En cuanto a la convivencia, el kirchnerismo hizo de la construcción del enemigo su método de hacer política, y para proponer un diálogo por lo menos debería cesar en esas injurias y reconocer de dónde vienen ellos mismos. Ahora que cita al Papa, la vicepresidenta podría recordar cómo lo trataban ellos mismos a Jorge Bergoglio cuando era obispo.
Si se toma al azar sólo unas cuantas frases de las expresadas después del ataque a Cristina Fernández, acusando de empuñar el arma a opositores y críticos, se entenderá claramente las dificultades para confiar en un llamado al diálogo. Cristina Kirchner y su espacio han encarnado todo lo contrario al dialogo político.
La vicepresidenta no se habló ni con su presidente durante gran parte de este mandato y ahora pide diálogo. No se hablan ellos mismos y piden diálogo.
Nadie desconoce que su vivencia puede impulsarla a un cambio de mirada, pero de eso se debe dar testimonio no sólo en las apariciones públicas. Por empezar deberían cesar en sus ataques y aprietes a los jueces. Sólo ayer dejaron un objeto que aparentaba ser un explosivo en la puerta de la casa de uno de los jueces del tribunal que la juzga; días pasados le hackearon el teléfono a otro; y hace unas semanas sustrajeron sospechosamente las declaraciones juradas de todos en el Consejo de la Magistratura. No se escuchó al kirchnerismo solidarizarse. Por lo contrario, fueron parte del apriete explícito que viene incluso del Poder Ejecutivo.
Es saludable que la vicepresidenta plantee algo básico como juntarse a hablar con el que piensa distinto, pero es al menos contradictorio si se acusa a los opositores de ser los que empuñaron un arma como si nada. Si un llamado al diálogo no está precedido por un reconocimiento y un mea culpa, se queda en mera manipulación u oportunismo. Los otros son los que odian y los que no dialogan.
Fue la misma vicepresidenta quien antes del ataque llamó “energúmenos macristas” a quienes manifestaban en su contra o quien habló de un “pelotón de fusilamiento mediático y judicial” ante fiscales y periodistas que simplemente hacen su trabajo.

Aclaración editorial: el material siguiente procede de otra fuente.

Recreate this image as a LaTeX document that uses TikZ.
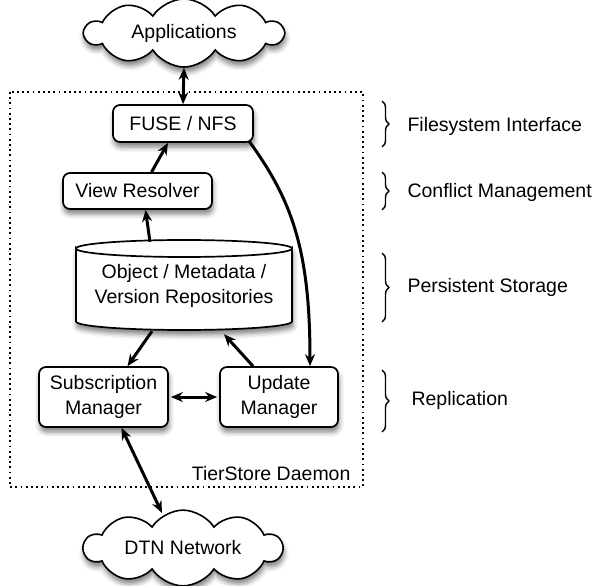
\documentclass[tikz,border=0pt]{standalone}
\usepackage{fontspec}
\setmainfont{Liberation Sans}
\usetikzlibrary{shapes.symbols,arrows.meta,decorations.pathreplacing,shadows.blur,calc}
\begin{document}
\begin{tikzpicture}[x=1pt,y=-1pt,
  txt/.style={font=\fontsize{19.5}{25}\selectfont},
  sh/.style={blur shadow={shadow xshift=1pt,shadow yshift=-5pt,shadow blur radius=5pt,shadow opacity=50}},
  box/.style={txt,draw,line width=1.7pt,rounded corners=7pt,fill=white,align=center,inner sep=0pt,sh},
  cloudnode/.style={txt,cloud,draw,line width=1.6pt,fill=white,cloud puffs=10,cloud puff arc=115,aspect=3.3,inner sep=0pt,minimum width=198pt,minimum height=62pt,sh},
  arr/.style={line width=3pt,-{Stealth[length=12pt,width=10pt]}},
  darr/.style={line width=3pt,{Stealth[length=12pt,width=10pt]}-{Stealth[length=12pt,width=10pt]}},
  brc/.style={decorate,decoration={brace,amplitude=7pt},line width=1.4pt},
  lbl/.style={txt,anchor=west}
]
\useasboundingbox (0,0) rectangle (598,586);

% daemon frame
\draw[line width=1.5pt,dash pattern=on 1.8pt off 3.4pt] (10,92) rectangle (363,487);
\node[txt,anchor=east] (daemon) at (354,474) {TierStore Daemon};

% clouds
\node[cloudnode] (app) at (184,33) {Applications};
\node[cloudnode,minimum height=68pt] (dtn) at (183,548) {DTN Network};

% boxes
\node[box,minimum width=140pt,minimum height=37pt] (fuse) at (183,123.5) {FUSE / NFS};
\node[box,minimum width=149pt,minimum height=36pt] (view) at (137.5,191) {View Resolver};
\node[box,minimum width=129pt,minimum height=60pt] (sub) at (103.5,397) {Subscription\\Manager};
\node[box,minimum width=118pt,minimum height=60pt] (upd) at (279,397) {Update\\Manager};

% cylinder
\path[draw,line width=1.7pt,fill=white,sh]
  (76,248.5) arc[start angle=180,end angle=360,x radius=108pt,y radius=8.5pt]
  -- (292,321.5) arc[start angle=0,end angle=-180,x radius=108pt,y radius=8.5pt] -- cycle;
\draw[line width=1.7pt] (76,248.5) arc[start angle=180,end angle=0,x radius=108pt,y radius=8.5pt];
\node[txt,align=center,minimum width=216pt,minimum height=90pt,inner sep=0pt] (repo) at (184,286) {Object / Metadata /\\Version Repositories};

% connectors
\draw[darr] (app.south) -- (fuse.north);
\draw[arr] ([xshift=14pt]view.north) -- ([xshift=-15pt]fuse.south);
\draw[arr] ([xshift=-34pt,yshift=-1pt]repo.north) -- ([xshift=8pt]view.south);
\draw[arr] ([xshift=-32pt]repo.south) -- ([xshift=24pt]sub.north);
\draw[arr] ([xshift=-26pt]upd.north) -- ([xshift=40pt,yshift=-3pt]repo.south);
\draw[arr] ([xshift=-5pt,yshift=2pt]fuse.south east) .. controls (292,200) and (310,250) .. ([xshift=31pt]upd.north);
\draw[darr] ([xshift=2pt]sub.east) -- ([xshift=-2pt]upd.west);
\draw[darr] ([xshift=18pt]sub.south) -- ($(dtn.center)+(-21,-35)$);

% braces and labels
\draw[brc] (382,101) -- (382,147);
\node[lbl] (l1) at (404,126) {Filesystem Interface};
\draw[brc] (382,172) -- (382,210);
\node[lbl] (l2) at (404,192) {Conflict Management};
\draw[brc] (382,253) -- (382,322);
\node[lbl] (l3) at (404,287) {Persistent Storage};
\draw[brc] (382,370) -- (382,432);
\node[lbl] (l4) at (408,400) {Replication};
\end{tikzpicture}
\end{document}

Cuando la vicepresidenta refiere los conceptos que le dijo el Papa sobre que los actos de odio y violencia están precedidos por palabras y verbos, ¿incluye sus propias palabras y verbos? ¿O no es la misma que 24 horas antes del ataque contra su persona le dijo “borracha” a otra líder política? ¿O sólo busca formular una acusación velada a quienes la critican? En democracia no hay tribunal de palabras y verbos, porque es democracia. Tampoco hay sommeliers de odio: lo que hay es Código Penal. El debate es libre y lo que debe haber en todo caso es respeto por las leyes, y por las instituciones y tolerancia ante el que piensa distinto.

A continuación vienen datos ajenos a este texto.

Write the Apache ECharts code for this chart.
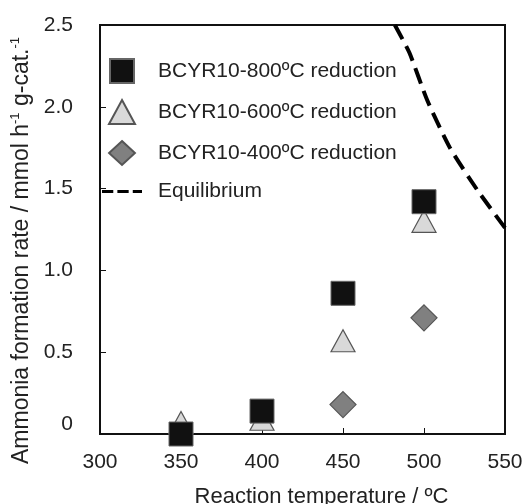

Cristina pide diálogo, pero su forma de hacer política fue siempre todo lo contrario: fue considerar al opositor, al periodista o al juez como un enemigo. Es raro el diálogo donde el otro, para ser incluido, debe antes someterse a los designios de la otra parte. La tolerancia no se prueba con los que piensan igual, sino ante los que critican. En el caso de la prensa, la crítica y el cuestionamiento son nuestro deber.
Es positivo que Cristina Fernández rechace esos esperpentos legislativos de leyes contra el odio que sólo se consiguen en Venezuela o Cuba. Hoy, de todas maneras, tampoco podrían lograr sancionarlas porque no tienen las bancas necesarias.
Y es de suponer que, como a varios de sus funcionarios, también la ha llevado a la reflexión el descreimiento enorme de la sociedad que muestran las encuestas después del atentado. Eso no se desanda con conferencias ni con manifestaciones emocionales. Eso es la resultante de la suma de actos que constituyen a las personas y que observó toda la sociedad todo este tiempo. La misma sociedad que no escucha a los políticos hablar de sus padecimientos, ni hacer gestos de austeridad. Para que la gente crea otra cosa tienen que hacer otra cosa, es decir empezar por demostrar lo que dicen y dar el ejemplo. Y eso es todo lo que no ha pasado hasta aquí.
Que las palabras sean acciones. Y una buena forma sería cesar el ataque al poder judicial, a los periodistas y a los opositores sólo por cumplir su rol y ejercer sus derechos en libertad. Si no, todo llamado al diálogo es vacuo. Porque somos lo que hacemos, no lo que decimos. La verdadera elocuencia está en la ejemplaridad. Sin ejemplo, las palabras son aire en el aire. Y esa es la consistencia que falta. Ojalá la vicepresidenta avance en este sentido.